In response to media pressure in this case — reported as A (A Child: Female Genital Mutilation: Asylum) [2019] EWHC 2475 (Fam) — the Home Office has agreed to wait until the family court proceedings have finished. That is better than nothing, although granting the family immigration status would be the best way to endure the child’s protection. The judgment also highlights a worrying gap in the legislation designed to protect girls and women from FGM.

Family court intervention to protect girl at risk of FGM

The subject of this application is a ten year old girl, known as A, who was due to be removed to Bahrain with her mother. The mother is originally from Sudan, where she was subject to FGM as a child. There is a risk that both mother and daughter could be removed a second time from Bahrain to Sudan, where there is a high risk that A will be subject to FGM.

Suffolk County Council became aware of this risk through A’s school. The council immediately applied for an order under Schedule 2 of the Female Genital Mutilation Act 2003 preventing anyone from taking A outside the United Kingdom. A family judge issued an order preventing the Home Office from removing her.

The issue when the case came before the President of the Family Division was whether the judge had the power to make such an order.

Confirmed: family judges have no power over the Home Office

Sir Andrew McFarlane concluded that the order was made without jurisdiction and must be set aside. His reasons are based on the long-standing principle that the family courts cannot use their powers to interfere with immigration control because immigration decisions are made under a different statutory regime with different criteria. 

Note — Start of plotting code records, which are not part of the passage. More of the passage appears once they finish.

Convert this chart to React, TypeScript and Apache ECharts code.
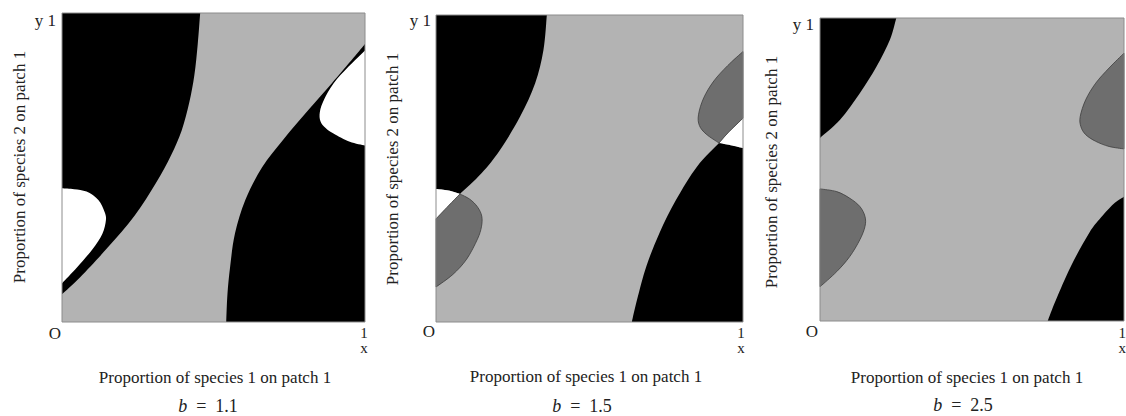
import React, { useEffect, useRef } from "react";
import * as echarts from "echarts";

// ---------- Data (unit square, x = species 1, y = species 2) ----------
const panelLabels = ["b = 1.1", "b = 1.5", "b = 2.5"];
const bValues = ["1.1", "1.5", "2.5"];
const xTitle = "Proportion of species 1 on patch 1";
const yTitle = "Proportion of species 2 on patch 1";

// Panel 1 (b = 1.1)
const p1UpperBlack = [[0.456, 1], [0.448, 0.9], [0.437, 0.8], [0.42, 0.71], [0.395, 0.62], [0.36, 0.54], [0.31, 0.45], [0.24, 0.345], [0.15, 0.24], [0.06, 0.145], [0, 0.09]];
const p1LeftWhite = [[0, 0.433], [0.04, 0.43], [0.081, 0.422], [0.12, 0.395], [0.14, 0.358], [0.145, 0.33], [0.133, 0.285], [0.1, 0.235], [0.05, 0.177], [0, 0.125]];
const p1LowerBlack = [[0.542, 0], [0.546, 0.09], [0.555, 0.18], [0.571, 0.287], [0.605, 0.395], [0.66, 0.5], [0.73, 0.59], [0.813, 0.686], [0.89, 0.772], [0.962, 0.855], [1, 0.9]];
const p1RightWhite = [[1, 0.879], [0.945, 0.826], [0.896, 0.772], [0.865, 0.72], [0.851, 0.68], [0.853, 0.65], [0.87, 0.628], [0.896, 0.61], [0.95, 0.583], [1, 0.571]];

// Panel 2 (b = 1.5)
const p2UpperBlack = [[0.361, 1], [0.35, 0.886], [0.323, 0.778], [0.274, 0.669], [0.209, 0.561], [0.149, 0.485], [0.078, 0.417]];
const p2LeftWhiteTop = [[0.078, 0.417], [0.04, 0.428], [0, 0.433]];
const p2LeftDarkTop = [[0, 0.336], [0.04, 0.378], [0.078, 0.417]];
const p2LeftDark = [[0.078, 0.417], [0.11, 0.4], [0.135, 0.375], [0.149, 0.345], [0.148, 0.31], [0.135, 0.27], [0.1, 0.205], [0.055, 0.155], [0, 0.114]];
const p2LowerBlack = [[0.638, 0], [0.655, 0.073], [0.685, 0.181], [0.728, 0.29], [0.782, 0.398], [0.85, 0.506], [0.922, 0.583]];
const p2RightWhiteBottom = [[0.922, 0.583], [0.96, 0.576], [1, 0.567]];
const p2RightDark = [[1, 0.881], [0.95, 0.835], [0.905, 0.785], [0.872, 0.73], [0.855, 0.675], [0.858, 0.64], [0.88, 0.612], [0.922, 0.583]];
const p2RightDarkBottom = [[0.922, 0.583], [0.951, 0.616], [1, 0.664]];

// Panel 3 (b = 2.5)
const p3UpperBlack = [[0.251, 1], [0.23, 0.928], [0.186, 0.84], [0.131, 0.752], [0.066, 0.664], [0, 0.604]];
const p3LowerBlack = [[0.749, 0], [0.776, 0.069], [0.825, 0.18], [0.885, 0.29], [0.93, 0.348], [0.97, 0.39], [1, 0.41]];
const p3LeftDark = [[0, 0.436], [0.055, 0.427], [0.098, 0.405], [0.131, 0.378], [0.148, 0.345], [0.148, 0.312], [0.131, 0.268], [0.098, 0.213], [0.055, 0.163], [0, 0.113]];
const p3RightDark = [[1, 0.884], [0.951, 0.835], [0.907, 0.785], [0.874, 0.73], [0.856, 0.675], [0.858, 0.642], [0.874, 0.615], [0.907, 0.593], [0.951, 0.576], [1, 0.568]];

const corners = { tl: [0, 1], tr: [1, 1], br: [1, 0], bl: [0, 0] };

// ---------- Styles ----------
const LIGHT = "#b3b3b3";
const BLACK = "#000000";
const WHITE = "#ffffff";
const DARK = "#6e6e6e";
const OUTLINE = "#3c3c3c";
const BORDER = "#8c8c8c";
const FONT = "'Liberation Serif', 'Times New Roman', serif";

type Pt = number[];
type Region = { legs: Pt[][]; fill: string; stroke?: string };

const panels: Region[][] = [
  [
    { legs: [[corners.bl], [corners.tl], [corners.tr], [corners.br]], fill: LIGHT },
    { legs: [[corners.tl], p1UpperBlack], fill: BLACK },
    { legs: [p1LeftWhite], fill: WHITE },
    { legs: [p1LowerBlack, [corners.br]], fill: BLACK },
    { legs: [p1RightWhite], fill: WHITE },
  ],
  [
    { legs: [[corners.bl], [corners.tl], [corners.tr], [corners.br]], fill: LIGHT },
    { legs: [[corners.tl], p2UpperBlack, p2LeftWhiteTop], fill: BLACK },
    { legs: [p2LeftWhiteTop, [[0, 0.336]]], fill: WHITE },
    { legs: [p2LeftDarkTop, p2LeftDark], fill: DARK, stroke: OUTLINE },
    { legs: [p2LowerBlack, p2RightWhiteBottom, [corners.br]], fill: BLACK },
    { legs: [p2RightWhiteBottom, [[1, 0.664]], p2RightDarkBottom.slice().reverse()], fill: WHITE },
    { legs: [p2RightDark, p2RightDarkBottom], fill: DARK, stroke: OUTLINE },
  ],
  [
    { legs: [[corners.bl], [corners.tl], [corners.tr], [corners.br]], fill: LIGHT },
    { legs: [[corners.tl], p3UpperBlack], fill: BLACK },
    { legs: [p3LowerBlack, [corners.br]], fill: BLACK },
    { legs: [p3LeftDark], fill: DARK, stroke: OUTLINE },
    { legs: [p3RightDark], fill: DARK, stroke: OUTLINE },
  ],
];

const grids = [
  { left: 62, top: 13, width: 303, height: 309 },
  { left: 436, top: 15, width: 307, height: 307 },
  { left: 820, top: 18, width: 304, height: 303 },
];

const textPos = [
  { y1: [56, 20], o: [55, 333], one: [364, 333], x: [364, 348], xt: [215, 377], bt: [208, 406], yt: [19, 167], edge: "center" },
  { y1: [431, 20], o: [429, 331], one: [741, 333], x: [741, 348], xt: [586, 376], bt: [582, 406], yt: [392, 169], edge: "center" },
  { y1: [814, 24], o: [812, 331], one: [1126, 333], x: [1126, 348], xt: [967, 377], bt: [963, 405], yt: [771, 172], edge: "right" },
];

function smoothSeg(pts: number[][]): string {
  let d = "";
  for (let i = 0; i < pts.length - 1; i++) {
    const p0 = pts[Math.max(0, i - 1)];
    const p1 = pts[i];
    const p2 = pts[i + 1];
    const p3 = pts[Math.min(pts.length - 1, i + 2)];
    const c1x = p1[0] + (p2[0] - p0[0]) / 6;
    const c1y = p1[1] + (p2[1] - p0[1]) / 6;
    const c2x = p2[0] - (p3[0] - p1[0]) / 6;
    const c2y = p2[1] - (p3[1] - p1[1]) / 6;
    d += `C${c1x},${c1y},${c2x},${c2y},${p2[0]},${p2[1]}`;
  }
  return d;
}

function buildPath(legs: Pt[][], api: any): string {
  let d = "";
  legs.forEach((leg, li) => {
    const pts = leg.map((p) => api.coord(p));
    d += (li === 0 ? "M" : "L") + pts[0][0] + "," + pts[0][1];
    if (pts.length === 2) d += "L" + pts[1][0] + "," + pts[1][1];
    else if (pts.length > 2) d += smoothSeg(pts);
  });
  return d + "Z";
}

export default function App() {
  const ref = useRef<HTMLDivElement>(null);
  useEffect(() => {
    if (!ref.current) return;
    const chart = echarts.init(ref.current, null, { renderer: "svg" });
    const series: any[] = [];
    panels.forEach((regions, pi) => {
      regions.forEach((r, ri) => {
        series.push({
          type: "custom",
          xAxisIndex: pi,
          yAxisIndex: pi,
          silent: true,
          z: 2 + ri * 0.01,
          data: r.legs.flat(),
          encode: { x: 0, y: 1 },
          renderItem: (params: any, api: any) => {
            if (params.dataIndex !== 0) return null;
            return {
              type: "path",
              shape: { pathData: buildPath(r.legs, api) },
              style: { fill: r.fill, stroke: r.stroke || null, lineWidth: r.stroke ? 0.8 : 0 },
            };
          },
        });
      });
      series.push({
        type: "custom",
        xAxisIndex: pi,
        yAxisIndex: pi,
        silent: true,
        z: 5,
        data: [corners.tl, corners.br],
        encode: { x: 0, y: 1 },
        renderItem: (params: any, api: any) => {
          if (params.dataIndex !== 0) return null;
          const a = api.coord(corners.tl);
          const b = api.coord(corners.br);
          return {
            type: "rect",
            shape: { x: a[0], y: a[1], width: b[0] - a[0], height: b[1] - a[1] },
            style: { fill: null, stroke: BORDER, lineWidth: 1 },
          };
        },
      });
    });

    const graphic: any[] = [];
    const base = { font: `17px ${FONT}`, fill: "#222" };
    const small = { font: `15px ${FONT}`, fill: "#222", lineHeight: 13 };
    textPos.forEach((t, pi) => {
      graphic.push({ type: "text", x: t.y1[0], y: t.y1[1], style: { ...base, text: "y 1", align: "right", verticalAlign: "middle" } });
      graphic.push({ type: "text", x: t.o[0], y: t.o[1], style: { ...base, text: "O", align: "center", verticalAlign: "middle" } });
      graphic.push({ type: "text", x: t.one[0], y: t.one[1], style: { ...small, text: "1", align: t.edge, verticalAlign: "middle" } });
      graphic.push({ type: "text", x: t.x[0], y: t.x[1], style: { ...small, text: "x", align: t.edge, verticalAlign: "middle" } });
      graphic.push({ type: "text", x: t.xt[0], y: t.xt[1], style: { ...base, text: xTitle, align: "center", verticalAlign: "middle" } });
      graphic.push({
        type: "text",
        x: t.yt[0],
        y: t.yt[1],
        rotation: Math.PI / 2,
        style: { ...base, text: yTitle, align: "center", verticalAlign: "middle" },
      });
      graphic.push({
        type: "text",
        x: t.bt[0],
        y: t.bt[1],
        style: {
          text: `{i|b}{n|\u2002=\u2002${bValues[pi]}}`,
          align: "center",
          verticalAlign: "middle",
          rich: {
            i: { font: `italic 18px ${FONT}`, fill: "#222" },
            n: { font: `18px ${FONT}`, fill: "#222" },
          },
        },
      });
    });

    chart.setOption({
      animation: false,
      backgroundColor: "#ffffff",
      grid: grids.map((g) => ({ ...g, show: false })),
      xAxis: grids.map((_, i) => ({ type: "value", gridIndex: i, min: 0, max: 1, show: false })),
      yAxis: grids.map((_, i) => ({ type: "value", gridIndex: i, min: 0, max: 1, show: false })),
      series,
      graphic,
    });
    return () => chart.dispose();
  }, []);
  return <div ref={ref} aria-label={panelLabels.join(", ")} style={{ position: "fixed", left: 0, top: 0, width: 1126, height: 416 }} />;
}
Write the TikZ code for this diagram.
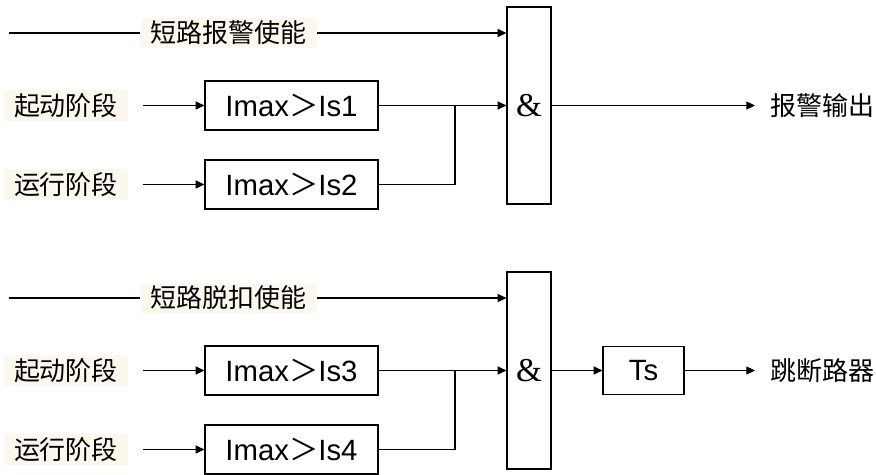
\documentclass[tikz,border=0pt]{standalone}
\usepackage{fontspec}
\setmainfont{Liberation Sans}
\newfontfamily\zhfont{Noto Sans CJK SC}
\newfontfamily\ampfont{Liberation Serif}
\usetikzlibrary{arrows.meta}
\definecolor{tagbg}{RGB}{253,248,238}

\begin{document}
\begin{tikzpicture}[x=0.75pt, y=-0.75pt, line width=0.9pt,
  >={Triangle[length=6.5pt,width=6pt]},
  logic/.style={draw, minimum width=129.75pt, minimum height=36.75pt, inner sep=0pt, font=\fontsize{22}{24}\selectfont},
  gate/.style={draw, minimum width=33pt, minimum height=147.75pt, inner sep=0pt, font=\ampfont\fontsize{25}{27}\selectfont},
  tag/.style={fill=tagbg, inner xsep=7.5pt, inner ysep=2.25pt, font=\zhfont\fontsize{19.5}{22}\selectfont},
  sig/.style={inner xsep=0pt, font=\zhfont\fontsize{19.5}{22}\selectfont}]
\useasboundingbox (0,0) rectangle (876,475);

% alarm part
\coordinate (inA) at (9,33);
\coordinate (jA) at (455,105.5);
\node[tag] (enA) at (228.5,33) {短路报警使能};
\node[tag] (stA) at (66,105.5) {起动阶段};
\node[tag] (runA) at (66,184.5) {运行阶段};
\node[logic] (cmpA1) at (291.5,105.5) {Imax{\zhfont ＞}Is1};
\node[logic] (cmpA2) at (291.5,184.5) {Imax{\zhfont ＞}Is2};
\node[gate] (andA) at (529,105.5) {\&};
\node[sig, anchor=west] (outA) at (770,105.5) {报警输出};
\draw (inA) -- (enA);
\draw[->] (enA) -- (andA.west |- enA);
\draw[->, shorten <=11pt] (stA) -- (cmpA1);
\draw[->, shorten <=11pt] (runA) -- (cmpA2);
\draw[->] (cmpA1) -- (andA);
\draw (cmpA2) -| (jA);
\draw[->, shorten >=11.25pt] (andA) -- (outA);

% trip part
\coordinate (inB) at (9,298);
\coordinate (jB) at (455,370.5);
\node[tag] (enB) at (228.5,298) {短路脱扣使能};
\node[tag] (stB) at (66,370.5) {起动阶段};
\node[tag] (runB) at (66,449.5) {运行阶段};
\node[logic] (cmpB1) at (291.5,370.5) {Imax{\zhfont ＞}Is3};
\node[logic] (cmpB2) at (291.5,449.5) {Imax{\zhfont ＞}Is4};
\node[gate] (andB) at (529,370.5) {\&};
\node[logic, minimum width=60.75pt, minimum height=36pt] (delay) at (643.5,370.5) {Ts};
\node[sig, anchor=west] (outB) at (770,370.5) {跳断路器};
\draw (inB) -- (enB);
\draw[->] (enB) -- (andB.west |- enB);
\draw[->, shorten <=11pt] (stB) -- (cmpB1);
\draw[->, shorten <=11pt] (runB) -- (cmpB2);
\draw[->] (cmpB1) -- (andB);
\draw (cmpB2) -| (jB);
\draw[->] (andB) -- (delay);
\draw[->, shorten >=11.25pt] (delay) -- (outB);
\end{tikzpicture}
\end{document}
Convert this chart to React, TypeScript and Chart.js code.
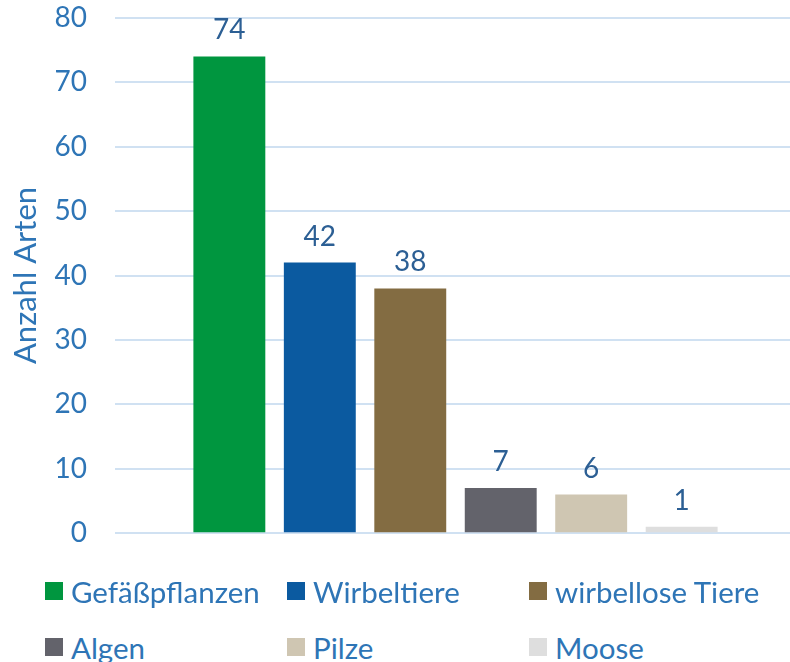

McFarlane P rejected the argument that FGM orders are different to other aspects of the family court’s jurisdiction because allowing FGM to take place would amount to torture and breach Article 3 of the European Convention on Human Rights:

although by focusing on one specific behaviour which is very likely to engage Art 3, FGM has to be seen in that context, it is the case that many, possibly very many, asylum cases will also involve an alleged risk of behaviour which may also fall within Art 3. There is, however, no suggestion in any of the authoritative judgments on this issue to the effect that there is an exception to the blanket prohibition on the family court granting orders against the Secretary of State where a risk of Art 3 treatment has been established by findings in the family court. On the contrary, the words of Lord Scarman in Re W, of Hoffmann LJ in ex parte T and of Sir James Munby in Re AR (Anton) and GD (Ghana) are firmly couched in terms of structure and principle, with no contemplation of any exception.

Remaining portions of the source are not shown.